«Ieri il campionato ha perso uno dei suoi interpreti più credibili, un campione, e noi abbiamo perduto un fratello che aveva fatto della sua professione una sfida coraggiosa a chi era arrogante, imbroglione e non conosceva la lealtà». «Era il giornalista poeta, lo scrittore che sapeva guardare più all’uomo che all’atleta, miscelando perfettamente nei suoi articoli umanità e cronaca sportiva». «In bilico tra i doveri del testimone e i diritti del protagonista, Camin è stato un caso letterario, per come scriveva e per tutto ciò che circondava il suo pestare Olivetti e marciapiedi». Così - e in mille altri modi - è stato Vladimiro Camin - giornalista, scrittore e poeta (Palermo 1932-Torino 1993) - agli occhi di parenti, amici, colleghi e sportivi. Un uomo che amava veder volteggiare le parole sulla pagina come se si trattasse di una partita di calcio: un invito alla sua generazione di giornalisti a scrivere amando questo mestiere, e un monito alla generazione attuale a non inaridire la purezza e l’eleganza della lingua nel turbine dei tecnicismi e degli strafalcioni a buon mercato di internet e dei social...

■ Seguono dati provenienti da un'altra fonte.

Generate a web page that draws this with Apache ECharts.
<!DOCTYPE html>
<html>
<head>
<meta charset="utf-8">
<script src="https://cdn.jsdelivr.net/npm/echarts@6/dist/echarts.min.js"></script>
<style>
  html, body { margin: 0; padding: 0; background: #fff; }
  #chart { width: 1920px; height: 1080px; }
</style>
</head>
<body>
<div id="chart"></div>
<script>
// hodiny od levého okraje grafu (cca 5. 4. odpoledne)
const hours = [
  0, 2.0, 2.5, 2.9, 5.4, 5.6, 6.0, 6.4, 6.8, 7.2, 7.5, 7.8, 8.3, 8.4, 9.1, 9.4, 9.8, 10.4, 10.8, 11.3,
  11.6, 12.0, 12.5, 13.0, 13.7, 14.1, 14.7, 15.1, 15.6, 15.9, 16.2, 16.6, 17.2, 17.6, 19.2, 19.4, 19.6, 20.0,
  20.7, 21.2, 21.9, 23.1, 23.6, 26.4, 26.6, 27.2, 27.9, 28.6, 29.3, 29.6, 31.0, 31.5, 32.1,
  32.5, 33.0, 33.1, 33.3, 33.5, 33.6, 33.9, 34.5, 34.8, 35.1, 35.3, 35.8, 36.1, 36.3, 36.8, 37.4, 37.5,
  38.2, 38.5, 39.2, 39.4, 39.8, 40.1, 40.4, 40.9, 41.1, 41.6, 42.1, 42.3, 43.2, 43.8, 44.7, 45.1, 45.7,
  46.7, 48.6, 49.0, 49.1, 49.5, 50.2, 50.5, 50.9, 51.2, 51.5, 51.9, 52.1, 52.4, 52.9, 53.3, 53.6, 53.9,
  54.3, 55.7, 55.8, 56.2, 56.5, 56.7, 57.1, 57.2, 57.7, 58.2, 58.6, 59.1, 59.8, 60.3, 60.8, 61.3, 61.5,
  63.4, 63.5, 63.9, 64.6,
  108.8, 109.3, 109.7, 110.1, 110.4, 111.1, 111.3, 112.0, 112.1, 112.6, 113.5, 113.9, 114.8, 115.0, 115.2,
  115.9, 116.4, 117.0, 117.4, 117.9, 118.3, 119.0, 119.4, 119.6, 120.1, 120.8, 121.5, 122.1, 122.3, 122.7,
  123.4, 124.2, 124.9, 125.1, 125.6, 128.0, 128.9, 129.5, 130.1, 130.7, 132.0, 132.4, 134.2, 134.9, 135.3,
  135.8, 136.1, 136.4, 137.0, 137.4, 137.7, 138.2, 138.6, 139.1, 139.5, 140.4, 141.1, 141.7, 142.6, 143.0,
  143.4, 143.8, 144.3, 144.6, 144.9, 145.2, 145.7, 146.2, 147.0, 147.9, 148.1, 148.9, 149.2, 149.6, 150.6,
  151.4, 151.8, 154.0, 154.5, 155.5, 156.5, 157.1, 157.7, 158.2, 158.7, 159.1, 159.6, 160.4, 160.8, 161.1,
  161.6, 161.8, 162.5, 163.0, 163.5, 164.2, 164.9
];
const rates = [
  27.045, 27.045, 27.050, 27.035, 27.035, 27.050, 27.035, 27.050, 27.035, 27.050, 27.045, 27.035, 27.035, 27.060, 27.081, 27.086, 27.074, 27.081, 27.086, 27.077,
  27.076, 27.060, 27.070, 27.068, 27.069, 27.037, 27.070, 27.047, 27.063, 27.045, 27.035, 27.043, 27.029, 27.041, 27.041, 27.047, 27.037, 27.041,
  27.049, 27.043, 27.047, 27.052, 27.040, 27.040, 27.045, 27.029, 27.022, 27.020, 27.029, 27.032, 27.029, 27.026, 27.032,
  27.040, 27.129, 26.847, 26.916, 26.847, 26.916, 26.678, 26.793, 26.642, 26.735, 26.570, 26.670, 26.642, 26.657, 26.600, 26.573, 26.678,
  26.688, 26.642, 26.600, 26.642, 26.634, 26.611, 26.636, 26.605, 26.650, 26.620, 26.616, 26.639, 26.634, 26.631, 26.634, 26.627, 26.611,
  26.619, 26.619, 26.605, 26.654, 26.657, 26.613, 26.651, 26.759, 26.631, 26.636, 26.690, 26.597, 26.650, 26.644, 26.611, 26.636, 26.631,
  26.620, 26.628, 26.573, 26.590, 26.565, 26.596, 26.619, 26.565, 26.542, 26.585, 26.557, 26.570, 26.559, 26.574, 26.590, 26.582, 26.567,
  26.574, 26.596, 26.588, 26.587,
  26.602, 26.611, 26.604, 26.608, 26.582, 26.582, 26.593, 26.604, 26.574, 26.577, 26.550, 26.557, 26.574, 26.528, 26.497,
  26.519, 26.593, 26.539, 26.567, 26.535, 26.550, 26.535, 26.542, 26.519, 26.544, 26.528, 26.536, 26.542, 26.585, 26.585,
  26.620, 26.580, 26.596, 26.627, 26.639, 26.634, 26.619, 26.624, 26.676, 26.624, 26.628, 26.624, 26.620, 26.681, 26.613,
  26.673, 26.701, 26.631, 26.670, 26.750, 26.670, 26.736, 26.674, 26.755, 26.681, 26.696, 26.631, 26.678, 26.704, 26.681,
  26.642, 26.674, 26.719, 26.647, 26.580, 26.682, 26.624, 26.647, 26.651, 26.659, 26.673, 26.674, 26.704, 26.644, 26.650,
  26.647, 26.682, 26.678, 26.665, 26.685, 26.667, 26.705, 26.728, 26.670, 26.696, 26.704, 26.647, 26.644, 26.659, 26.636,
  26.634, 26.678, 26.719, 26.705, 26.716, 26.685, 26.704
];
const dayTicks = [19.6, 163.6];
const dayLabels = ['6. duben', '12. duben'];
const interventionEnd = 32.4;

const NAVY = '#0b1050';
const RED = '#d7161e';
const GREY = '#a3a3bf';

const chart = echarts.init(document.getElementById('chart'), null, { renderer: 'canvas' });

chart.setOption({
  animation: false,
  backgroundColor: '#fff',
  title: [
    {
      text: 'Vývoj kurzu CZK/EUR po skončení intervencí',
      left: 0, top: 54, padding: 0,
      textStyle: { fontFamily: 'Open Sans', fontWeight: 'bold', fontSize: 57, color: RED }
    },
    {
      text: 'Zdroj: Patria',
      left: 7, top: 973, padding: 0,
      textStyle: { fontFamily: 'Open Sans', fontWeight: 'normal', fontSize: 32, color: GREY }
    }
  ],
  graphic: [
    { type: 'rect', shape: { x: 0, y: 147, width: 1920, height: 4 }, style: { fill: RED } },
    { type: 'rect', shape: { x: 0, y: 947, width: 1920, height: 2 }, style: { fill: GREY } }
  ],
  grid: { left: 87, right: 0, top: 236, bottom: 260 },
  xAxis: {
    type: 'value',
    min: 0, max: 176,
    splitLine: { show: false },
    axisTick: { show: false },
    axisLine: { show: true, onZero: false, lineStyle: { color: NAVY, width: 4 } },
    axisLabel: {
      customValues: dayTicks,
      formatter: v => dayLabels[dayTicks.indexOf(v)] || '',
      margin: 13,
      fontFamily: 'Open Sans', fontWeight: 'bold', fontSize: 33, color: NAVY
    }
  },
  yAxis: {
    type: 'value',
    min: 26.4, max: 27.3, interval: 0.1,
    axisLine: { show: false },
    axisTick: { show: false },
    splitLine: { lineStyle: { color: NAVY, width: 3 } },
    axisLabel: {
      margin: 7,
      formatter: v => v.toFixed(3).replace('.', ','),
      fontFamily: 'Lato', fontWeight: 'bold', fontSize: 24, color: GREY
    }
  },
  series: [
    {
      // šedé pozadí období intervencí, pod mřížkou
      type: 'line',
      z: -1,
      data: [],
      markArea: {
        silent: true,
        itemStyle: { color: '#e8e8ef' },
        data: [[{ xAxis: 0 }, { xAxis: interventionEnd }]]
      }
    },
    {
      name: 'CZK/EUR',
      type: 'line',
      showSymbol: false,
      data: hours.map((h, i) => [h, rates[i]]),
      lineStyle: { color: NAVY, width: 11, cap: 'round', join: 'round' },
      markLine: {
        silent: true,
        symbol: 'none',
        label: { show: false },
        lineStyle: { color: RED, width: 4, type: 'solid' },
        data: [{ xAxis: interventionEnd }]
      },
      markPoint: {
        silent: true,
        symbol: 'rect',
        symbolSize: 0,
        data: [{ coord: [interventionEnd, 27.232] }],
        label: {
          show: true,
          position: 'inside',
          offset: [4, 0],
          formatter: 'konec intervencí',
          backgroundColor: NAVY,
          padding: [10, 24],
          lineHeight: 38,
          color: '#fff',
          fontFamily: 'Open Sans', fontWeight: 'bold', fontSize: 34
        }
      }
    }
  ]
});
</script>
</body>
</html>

Un libro dedicato alla memoria dello scrittore siciliano (e juventino) che ha comunicato a tanti la sua passione per il calcio (e per lo stile: perché una cosa è amare il calcio; un’altra è saperlo raccontare, e farlo bene) dalle colonne di “Tuttosport” e dai tanti libri pubblicati. Con numerosissimi interventi, brani d’antologia, foto di repertorio, lettere vergate a mano, pezzi inediti; qualche imprecisione nell’indice, ma in compenso una passione grande e commovente. Una pubblicazione che ogni amante del calcio juventino - soprattutto se cresciuto all’ombra della Juve di Platini - dovrebbe avere.
R. Beccantini (a cura di), C’era una volta Camin, ed. Bradipo, 2014.